This is a petty thing to complain about when American's waste trillions each year on things that only benefit them for an instant. Even if restrictions were placed on energy and water consumption, that would give us at least an extra $500 billion to spend (the same the government spends on education). What do you think even “underemployed” American's would spend those monthly savings on? Not their college loans. Maybe: fast food ($100B), soda ($60B), wasted food ($165B), gambling ($145B), lottery tickets ($60B), alcohol ($50B), tobacco ($80B), porn ($10B), bottled water ($10B), nail polish ($1B), video games ($30B), to keep their lawn pretty ($40B), a romance novel ($10B), a traffic ticket ($6B), girl scout cookies ($1B), an STD treatment ($16B), a top 10 NCAA football team ($1.5B), or send it back home to Margarita ($30B).
As you can see, for most, the situation ain’t that dire. Some people prefer to spend their money on education and books, hobbies, experiences, and other things that are intrinsically profiting. There are also many reasons a person might be “underemployed” contrary to their qualifications. Society demands that people fill positions that don’t require a degree. Only occasionally are those positions more profitable than a degree, the number of degrees being “unused” reflects that people didn’t want to take the risk to wait for that position (having a high demand) and actually took a better risk. I think you are making a little too much of this. There are also creatures called children that require supervision and raising, so you are going to find that many with degrees are underemployed or unemployed for many years on account of it, that doesn’t mean it won’t be used later on.

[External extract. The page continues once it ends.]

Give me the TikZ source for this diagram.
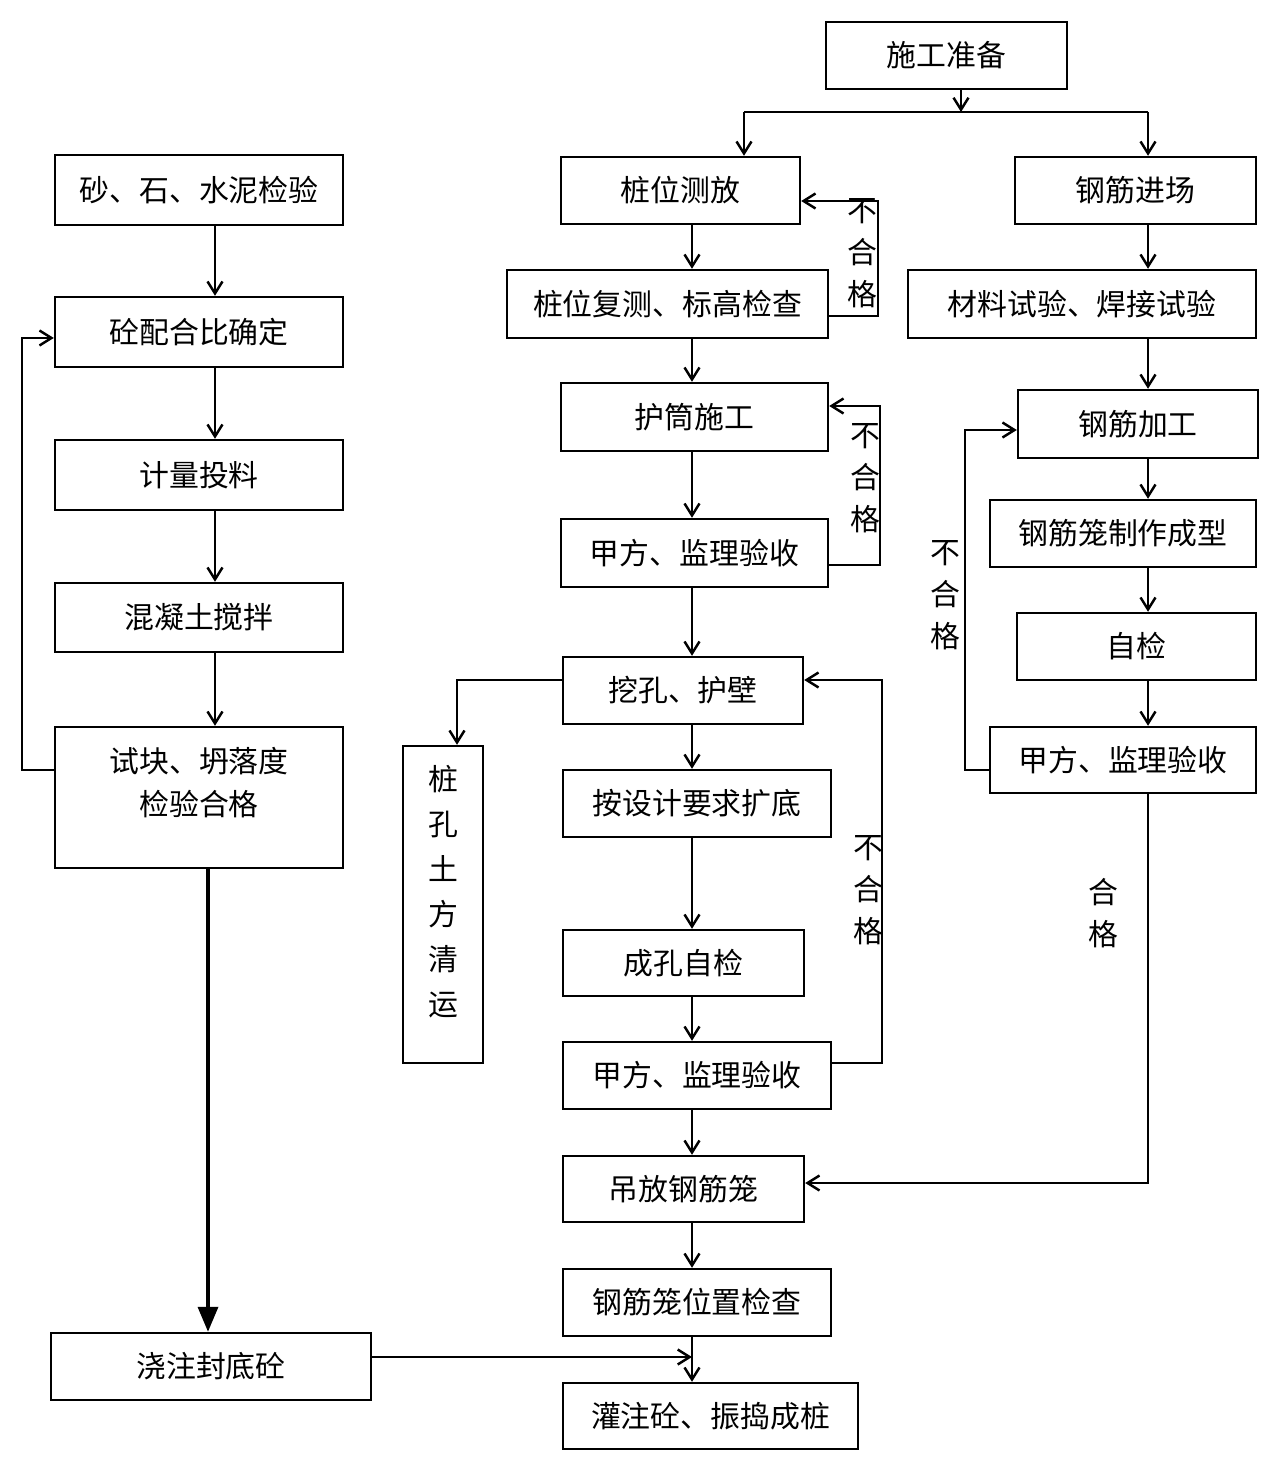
\documentclass[tikz,border=0pt]{standalone}
\usepackage{fontspec}
\newfontfamily\zh{Noto Sans CJK SC}
\usetikzlibrary{arrows.meta}
\tikzset{
  box/.style={draw,line width=1.4pt,inner sep=0pt,align=center,font=\zh\fontsize{17}{20}\selectfont},
  lbl/.style={inner sep=0pt,align=center,font=\zh\fontsize{17}{24}\selectfont},
}
\begin{document}
\begin{tikzpicture}[x=0.02cm,y=-0.02cm,line width=1.4pt,>={Straight Barb[length=2.4mm,width=3mm]}]
\useasboundingbox (0,0) rectangle (1280,1469);
% boxes
\node[box,minimum width=4.82cm,minimum height=1.34cm] (sgzb) at (946.5,55.5) {施工准备};
\node[box,minimum width=4.78cm,minimum height=1.34cm] (zwcf) at (680.5,190.5) {桩位测放};
\node[box,minimum width=4.82cm,minimum height=1.34cm] (gjjc) at (1135.5,190.5) {钢筋进场};
\node[box,minimum width=5.76cm,minimum height=1.40cm] (ssn) at (199,190) {砂、石、水泥检验};
\node[box,minimum width=5.76cm,minimum height=1.40cm] (phb) at (199,332) {砼配合比确定};
\node[box,minimum width=5.76cm,minimum height=1.40cm] (jltl) at (199,475) {计量投料};
\node[box,minimum width=5.76cm,minimum height=1.38cm] (hnt) at (199,617.5) {混凝土搅拌};
\node[box,minimum width=5.76cm,minimum height=2.82cm] (skt) at (199,797.5) {};
\node[lbl,font=\zh\fontsize{17}{24.5}\selectfont] (sktt) at (199,783) {试块、坍落度\\检验合格};
\node[box,minimum width=6.40cm,minimum height=1.34cm] (jzfd) at (211,1366.5) {浇注封底砼};
\node[box,minimum width=6.42cm,minimum height=1.36cm] (zwfc) at (667.5,304) {桩位复测、标高检查};
\node[box,minimum width=6.96cm,minimum height=1.36cm] (clsy) at (1082,304) {材料试验、焊接试验};
\node[box,minimum width=5.34cm,minimum height=1.36cm] (htsg) at (694.5,417) {护筒施工};
\node[box,minimum width=4.80cm,minimum height=1.36cm] (gjjg) at (1138,424) {钢筋加工};
\node[box,minimum width=5.34cm,minimum height=1.36cm] (ysa) at (694.5,553) {甲方、监理验收};
\node[box,minimum width=5.32cm,minimum height=1.34cm] (gjlz) at (1123,533.5) {钢筋笼制作成型};
\node[box,minimum width=4.78cm,minimum height=1.34cm] (zj) at (1136.5,646.5) {自检};
\node[box,minimum width=5.32cm,minimum height=1.32cm] (ysc) at (1123,760) {甲方、监理验收};
\node[box,minimum width=4.80cm,minimum height=1.34cm] (wk) at (683,690.5) {挖孔、护壁};
\node[box,minimum width=1.60cm,minimum height=6.34cm] (tf) at (443,904.5) {};
\node[lbl,font=\zh\fontsize{17}{25.6}\selectfont] (tft) at (443,892) {桩\\孔\\土\\方\\清\\运};
\node[box,minimum width=5.36cm,minimum height=1.34cm] (kd) at (697,803.5) {按设计要求扩底};
\node[box,minimum width=4.82cm,minimum height=1.32cm] (ck) at (683.5,963) {成孔自检};
\node[box,minimum width=5.36cm,minimum height=1.34cm] (ysb) at (697,1075.5) {甲方、监理验收};
\node[box,minimum width=4.82cm,minimum height=1.32cm] (dfgjl) at (683.5,1189) {吊放钢筋笼};
\node[box,minimum width=5.36cm,minimum height=1.34cm] (wzjc) at (697,1302.5) {钢筋笼位置检查};
\node[box,minimum width=5.90cm,minimum height=1.32cm] (gz) at (710.5,1416) {灌注砼、振捣成桩};
% labels
\node[lbl] (bhg1) at (862,253) {不\\合\\格};
\node[lbl] (bhg2) at (865,478) {不\\合\\格};
\node[lbl] (bhg3) at (868,890) {不\\合\\格};
\node[lbl] (bhg4) at (945,595) {不\\合\\格};
\node[lbl] (hg) at (1103,913) {合\\格};
% helper coordinates
\coordinate (cx) at (692,0);
\coordinate (lx) at (215,0);
\coordinate (rx) at (1148,0);
\coordinate (fork) at (961,112);
\coordinate (tl) at (744,112);
\coordinate (tr) at (1148,112);
% top split
\draw[->] (sgzb.south -| fork) -- (fork);
\draw (tl) -- (tr);
\draw[->] (tl) -- (zwcf.north -| tl);
\draw[->] (tr) -- (gjjc.north -| tr);
% columns
\foreach \a/\b in {zwcf/zwfc,zwfc/htsg,htsg/ysa,ysa/wk,wk/kd,kd/ck,ck/ysb,ysb/dfgjl,dfgjl/wzjc,wzjc/gz}
  \draw[->] (\a.south -| cx) -- (\b.north -| cx);
\foreach \a/\b in {ssn/phb,phb/jltl,jltl/hnt,hnt/skt}
  \draw[->] (\a.south -| lx) -- (\b.north -| lx);
\foreach \a/\b in {gjjc/clsy,clsy/gjjg,gjjg/gjlz,gjlz/zj,zj/ysc}
  \draw[->] (\a.south -| rx) -- (\b.north -| rx);
\draw[line width=2pt,-{Triangle[length=5mm,width=4mm]}] (skt.south -| 208,0) -- (jzfd.north -| 208,0);
% feedback loops
\draw[->] (skt.west |- 0,770) -- (22,770) |- (phb.west |- 0,338);
\draw[->] (zwfc.east |- 0,316) -- (878,316) |- (zwcf.east |- 0,201);
\draw[->] (ysa.east |- 0,565) -- (880,565) |- (htsg.east |- 0,406);
\draw[->] (ysb.east |- 0,1063) -- (882,1063) |- (wk.east |- 0,680);
\draw[->] (ysc.west |- 0,770) -- (965,770) |- (gjjg.west |- 0,430);
\draw[->] (ysc.south -| rx) |- (dfgjl.east |- 0,1183);
\draw[->] (wk.west |- 0,680) -| (tf.north -| 457,0);
\coordinate (mj) at (692,1357);
\draw[->] (jzfd.east |- mj) -- (mj);
\end{tikzpicture}
\end{document}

Are you against the government funding college (less than $50B year, I think), so that they can ultimately partake in the general American wasteful lifestyle and only consider it a waste, well, when they cannot waste later on? What’s worse, a person in debt for a degree they didn’t use or a person in debt on account of one-use things? Oftentimes, we find people in debt for both reasons. The problem really isn’t with American’s making the wrong choice of degree and being in debt. A bigger problem is the overall acceptance of a wasteful lifestyle and behaviors- money burned in other places. How many employed college grads are in debt unrelated to education?
Whether or not education translates into considerable monetary profit, a large debt, or it’s funded, I'm all for it if it can: keep people out of our legal system and reduce crime, get people out of bad communities or social associations, increase their self-esteem and quality of life, give them more skills, capabilities, and general knowledge that only the lucky acquire from their childhoods and parents, allow them to earn at least a living wage and participate in basic citizenship, improve the quality of their health and relationships, create more mindful parents, and prevent childhood poverty, abuse, neglect, homelessness, or any of the other detrimental conditions that we know are correlated with poverty and lack of parental college education. Education is protective to society and enhances the quality of life for everyone. Education is protective to children. Its value surpasses the monetary.
Anybody that complains about the government having to pay for college education, in light of the sh*t above that they and the government both waste money on, when there are 15 million children living in poverty largely because of their prior generations lack of college education, should be ashamed. When you complain about funded education of adults, you might as well go up them and tell it to their face while they are still children. When you think that current minimum wage is not detrimental to the welfare of our nations children or contribute to a considerable amount of their suffering; in addition to complaining about having to help their parents or them with education later on so that they can take care of themselves, then I find you hypocritical and I question your decency. This would especially get under my skin if the person complaining is ultimately earning millions from military service, in addition to millions more from the private sectors. But, of course, they aren't going to be for anything that doesn't profit them, because that profit allows them to waste things, even if it costs many childhoods. We have a problem placing value in this country. Children are worth more than adults, plain and simple- that's the only real purpose we have as humans. Either have them or help keep them alive and thriving (the point of education). Opposition of children having decent resources for survival and transcendence, which includes their parents having a livable wage, is sabotage to the entire human race.